Information supplied |
--- BEGIN ---
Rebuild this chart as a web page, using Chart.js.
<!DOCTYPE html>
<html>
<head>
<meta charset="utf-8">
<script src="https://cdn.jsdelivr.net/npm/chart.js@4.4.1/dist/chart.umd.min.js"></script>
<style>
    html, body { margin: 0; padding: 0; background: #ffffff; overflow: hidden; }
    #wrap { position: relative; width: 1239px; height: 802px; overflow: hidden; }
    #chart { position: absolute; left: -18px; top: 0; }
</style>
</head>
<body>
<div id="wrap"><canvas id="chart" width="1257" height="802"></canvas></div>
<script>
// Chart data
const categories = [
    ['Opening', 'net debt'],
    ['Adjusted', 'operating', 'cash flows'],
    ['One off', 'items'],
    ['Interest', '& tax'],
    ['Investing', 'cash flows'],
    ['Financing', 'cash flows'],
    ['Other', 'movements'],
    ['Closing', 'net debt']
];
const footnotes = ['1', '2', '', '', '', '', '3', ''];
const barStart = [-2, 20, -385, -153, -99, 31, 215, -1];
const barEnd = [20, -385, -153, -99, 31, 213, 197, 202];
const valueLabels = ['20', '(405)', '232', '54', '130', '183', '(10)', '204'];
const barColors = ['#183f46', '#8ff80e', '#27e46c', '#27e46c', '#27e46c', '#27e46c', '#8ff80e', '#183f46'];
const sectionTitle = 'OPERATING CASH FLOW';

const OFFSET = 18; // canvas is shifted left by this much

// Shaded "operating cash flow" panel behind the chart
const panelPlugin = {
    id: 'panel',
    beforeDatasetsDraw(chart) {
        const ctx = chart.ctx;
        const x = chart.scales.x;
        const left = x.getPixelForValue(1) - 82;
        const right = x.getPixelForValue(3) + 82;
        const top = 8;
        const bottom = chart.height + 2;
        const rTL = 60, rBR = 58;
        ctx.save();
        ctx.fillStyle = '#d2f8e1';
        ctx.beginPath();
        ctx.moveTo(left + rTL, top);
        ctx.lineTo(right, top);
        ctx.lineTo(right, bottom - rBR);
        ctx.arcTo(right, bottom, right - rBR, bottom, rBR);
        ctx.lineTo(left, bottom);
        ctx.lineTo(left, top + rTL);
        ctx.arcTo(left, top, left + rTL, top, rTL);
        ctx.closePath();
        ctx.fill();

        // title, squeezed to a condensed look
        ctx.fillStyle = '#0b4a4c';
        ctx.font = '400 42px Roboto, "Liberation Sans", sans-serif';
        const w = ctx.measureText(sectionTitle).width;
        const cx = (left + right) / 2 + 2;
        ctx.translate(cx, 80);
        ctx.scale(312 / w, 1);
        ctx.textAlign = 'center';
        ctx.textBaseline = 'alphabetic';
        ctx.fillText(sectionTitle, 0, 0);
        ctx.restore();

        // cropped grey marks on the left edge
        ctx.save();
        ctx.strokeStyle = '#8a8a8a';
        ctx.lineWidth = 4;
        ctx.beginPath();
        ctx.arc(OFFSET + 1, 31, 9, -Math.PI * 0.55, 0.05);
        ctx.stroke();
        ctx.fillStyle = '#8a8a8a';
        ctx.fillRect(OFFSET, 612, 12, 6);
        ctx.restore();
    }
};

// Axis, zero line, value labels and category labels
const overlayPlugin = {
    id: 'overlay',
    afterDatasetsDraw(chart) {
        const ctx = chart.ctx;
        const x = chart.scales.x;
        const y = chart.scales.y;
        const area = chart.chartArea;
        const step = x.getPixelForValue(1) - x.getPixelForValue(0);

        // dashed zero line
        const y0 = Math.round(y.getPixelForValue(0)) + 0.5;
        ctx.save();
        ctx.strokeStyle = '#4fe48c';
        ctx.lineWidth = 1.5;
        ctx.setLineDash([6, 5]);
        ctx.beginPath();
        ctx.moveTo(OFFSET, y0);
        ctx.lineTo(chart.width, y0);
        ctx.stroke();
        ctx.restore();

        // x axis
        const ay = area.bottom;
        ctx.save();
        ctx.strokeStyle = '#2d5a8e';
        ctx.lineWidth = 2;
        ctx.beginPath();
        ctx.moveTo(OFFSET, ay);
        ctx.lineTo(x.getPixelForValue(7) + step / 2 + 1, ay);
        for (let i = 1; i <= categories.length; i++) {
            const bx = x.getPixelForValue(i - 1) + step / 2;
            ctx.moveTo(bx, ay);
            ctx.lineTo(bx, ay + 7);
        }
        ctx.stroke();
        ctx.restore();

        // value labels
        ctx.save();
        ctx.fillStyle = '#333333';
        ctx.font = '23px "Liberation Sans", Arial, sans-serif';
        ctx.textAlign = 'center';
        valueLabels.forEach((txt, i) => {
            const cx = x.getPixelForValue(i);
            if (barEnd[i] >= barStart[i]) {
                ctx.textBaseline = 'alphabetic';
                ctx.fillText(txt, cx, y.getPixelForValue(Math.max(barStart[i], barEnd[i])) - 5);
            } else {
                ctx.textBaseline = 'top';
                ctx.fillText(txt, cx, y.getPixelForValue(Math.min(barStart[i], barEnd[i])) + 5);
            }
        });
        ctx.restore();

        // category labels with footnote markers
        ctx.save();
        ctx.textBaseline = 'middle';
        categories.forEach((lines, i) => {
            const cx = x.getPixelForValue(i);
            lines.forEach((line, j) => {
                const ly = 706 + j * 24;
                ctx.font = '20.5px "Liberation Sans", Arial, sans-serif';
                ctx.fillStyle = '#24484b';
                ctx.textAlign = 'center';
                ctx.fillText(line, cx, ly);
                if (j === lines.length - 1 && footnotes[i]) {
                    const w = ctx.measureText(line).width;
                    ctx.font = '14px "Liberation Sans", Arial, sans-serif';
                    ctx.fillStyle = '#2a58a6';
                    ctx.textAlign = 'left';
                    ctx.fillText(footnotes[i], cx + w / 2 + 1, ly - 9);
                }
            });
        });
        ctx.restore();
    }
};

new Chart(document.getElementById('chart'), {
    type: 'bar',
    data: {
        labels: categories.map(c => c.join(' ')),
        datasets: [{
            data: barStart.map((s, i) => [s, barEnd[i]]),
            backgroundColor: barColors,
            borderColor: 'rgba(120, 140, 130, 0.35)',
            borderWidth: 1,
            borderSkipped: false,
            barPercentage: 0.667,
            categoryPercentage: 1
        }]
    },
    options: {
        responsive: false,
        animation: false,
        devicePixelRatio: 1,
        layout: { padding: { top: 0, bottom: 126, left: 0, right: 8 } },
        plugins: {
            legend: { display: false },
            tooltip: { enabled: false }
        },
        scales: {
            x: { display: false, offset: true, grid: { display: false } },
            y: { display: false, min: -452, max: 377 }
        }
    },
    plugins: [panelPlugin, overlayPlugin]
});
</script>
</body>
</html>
--- END ---
Stated task |
Output all of the data again. Match it exactly.

Worked solution |
Rebuild this chart as a web page, using Chart.js.
<!DOCTYPE html>
<html>
<head>
<meta charset="utf-8">
<script src="https://cdn.jsdelivr.net/npm/chart.js@4.4.1/dist/chart.umd.min.js"></script>
<style>
    html, body { margin: 0; padding: 0; background: #ffffff; overflow: hidden; }
    #wrap { position: relative; width: 1239px; height: 802px; overflow: hidden; }
    #chart { position: absolute; left: -18px; top: 0; }
</style>
</head>
<body>
<div id="wrap"><canvas id="chart" width="1257" height="802"></canvas></div>
<script>
// Chart data
const categories = [
    ['Opening', 'net debt'],
    ['Adjusted', 'operating', 'cash flows'],
    ['One off', 'items'],
    ['Interest', '& tax'],
    ['Investing', 'cash flows'],
    ['Financing', 'cash flows'],
    ['Other', 'movements'],
    ['Closing', 'net debt']
];
const footnotes = ['1', '2', '', '', '', '', '3', ''];
const barStart = [-2, 20, -385, -153, -99, 31, 215, -1];
const barEnd = [20, -385, -153, -99, 31, 213, 197, 202];
const valueLabels = ['20', '(405)', '232', '54', '130', '183', '(10)', '204'];
const barColors = ['#183f46', '#8ff80e', '#27e46c', '#27e46c', '#27e46c', '#27e46c', '#8ff80e', '#183f46'];
const sectionTitle = 'OPERATING CASH FLOW';

const OFFSET = 18; // canvas is shifted left by this much

// Shaded "operating cash flow" panel behind the chart
const panelPlugin = {
    id: 'panel',
    beforeDatasetsDraw(chart) {
        const ctx = chart.ctx;
        const x = chart.scales.x;
        const left = x.getPixelForValue(1) - 82;
        const right = x.getPixelForValue(3) + 82;
        const top = 8;
        const bottom = chart.height + 2;
        const rTL = 60, rBR = 58;
        ctx.save();
        ctx.fillStyle = '#d2f8e1';
        ctx.beginPath();
        ctx.moveTo(left + rTL, top);
        ctx.lineTo(right, top);
        ctx.lineTo(right, bottom - rBR);
        ctx.arcTo(right, bottom, right - rBR, bottom, rBR);
        ctx.lineTo(left, bottom);
        ctx.lineTo(left, top + rTL);
        ctx.arcTo(left, top, left + rTL, top, rTL);
        ctx.closePath();
        ctx.fill();

        // title, squeezed to a condensed look
        ctx.fillStyle = '#0b4a4c';
        ctx.font = '400 42px Roboto, "Liberation Sans", sans-serif';
        const w = ctx.measureText(sectionTitle).width;
        const cx = (left + right) / 2 + 2;
        ctx.translate(cx, 80);
        ctx.scale(312 / w, 1);
        ctx.textAlign = 'center';
        ctx.textBaseline = 'alphabetic';
        ctx.fillText(sectionTitle, 0, 0);
        ctx.restore();

        // cropped grey marks on the left edge
        ctx.save();
        ctx.strokeStyle = '#8a8a8a';
        ctx.lineWidth = 4;
        ctx.beginPath();
        ctx.arc(OFFSET + 1, 31, 9, -Math.PI * 0.55, 0.05);
        ctx.stroke();
        ctx.fillStyle = '#8a8a8a';
        ctx.fillRect(OFFSET, 612, 12, 6);
        ctx.restore();
    }
};

// Axis, zero line, value labels and category labels
const overlayPlugin = {
    id: 'overlay',
    afterDatasetsDraw(chart) {
        const ctx = chart.ctx;
        const x = chart.scales.x;
        const y = chart.scales.y;
        const area = chart.chartArea;
        const step = x.getPixelForValue(1) - x.getPixelForValue(0);

        // dashed zero line
        const y0 = Math.round(y.getPixelForValue(0)) + 0.5;
        ctx.save();
        ctx.strokeStyle = '#4fe48c';
        ctx.lineWidth = 1.5;
        ctx.setLineDash([6, 5]);
        ctx.beginPath();
        ctx.moveTo(OFFSET, y0);
        ctx.lineTo(chart.width, y0);
        ctx.stroke();
        ctx.restore();

        // x axis
        const ay = area.bottom;
        ctx.save();
        ctx.strokeStyle = '#2d5a8e';
        ctx.lineWidth = 2;
        ctx.beginPath();
        ctx.moveTo(OFFSET, ay);
        ctx.lineTo(x.getPixelForValue(7) + step / 2 + 1, ay);
        for (let i = 1; i <= categories.length; i++) {
            const bx = x.getPixelForValue(i - 1) + step / 2;
            ctx.moveTo(bx, ay);
            ctx.lineTo(bx, ay + 7);
        }
        ctx.stroke();
        ctx.restore();

        // value labels
        ctx.save();
        ctx.fillStyle = '#333333';
        ctx.font = '23px "Liberation Sans", Arial, sans-serif';
        ctx.textAlign = 'center';
        valueLabels.forEach((txt, i) => {
            const cx = x.getPixelForValue(i);
            if (barEnd[i] >= barStart[i]) {
                ctx.textBaseline = 'alphabetic';
                ctx.fillText(txt, cx, y.getPixelForValue(Math.max(barStart[i], barEnd[i])) - 5);
            } else {
                ctx.textBaseline = 'top';
                ctx.fillText(txt, cx, y.getPixelForValue(Math.min(barStart[i], barEnd[i])) + 5);
            }
        });
        ctx.restore();

        // category labels with footnote markers
        ctx.save();
        ctx.textBaseline = 'middle';
        categories.forEach((lines, i) => {
            const cx = x.getPixelForValue(i);
            lines.forEach((line, j) => {
                const ly = 706 + j * 24;
                ctx.font = '20.5px "Liberation Sans", Arial, sans-serif';
                ctx.fillStyle = '#24484b';
                ctx.textAlign = 'center';
                ctx.fillText(line, cx, ly);
                if (j === lines.length - 1 && footnotes[i]) {
                    const w = ctx.measureText(line).width;
                    ctx.font = '14px "Liberation Sans", Arial, sans-serif';
                    ctx.fillStyle = '#2a58a6';
                    ctx.textAlign = 'left';
                    ctx.fillText(footnotes[i], cx + w / 2 + 1, ly - 9);
                }
            });
        });
        ctx.restore();
    }
};

new Chart(document.getElementById('chart'), {
    type: 'bar',
    data: {
        labels: categories.map(c => c.join(' ')),
        datasets: [{
            data: barStart.map((s, i) => [s, barEnd[i]]),
            backgroundColor: barColors,
            borderColor: 'rgba(120, 140, 130, 0.35)',
            borderWidth: 1,
            borderSkipped: false,
            barPercentage: 0.667,
            categoryPercentage: 1
        }]
    },
    options: {
        responsive: false,
        animation: false,
        devicePixelRatio: 1,
        layout: { padding: { top: 0, bottom: 126, left: 0, right: 8 } },
        plugins: {
            legend: { display: false },
            tooltip: { enabled: false }
        },
        scales: {
            x: { display: false, offset: true, grid: { display: false } },
            y: { display: false, min: -452, max: 377 }
        }
    },
    plugins: [panelPlugin, overlayPlugin]
});
</script>
</body>
</html>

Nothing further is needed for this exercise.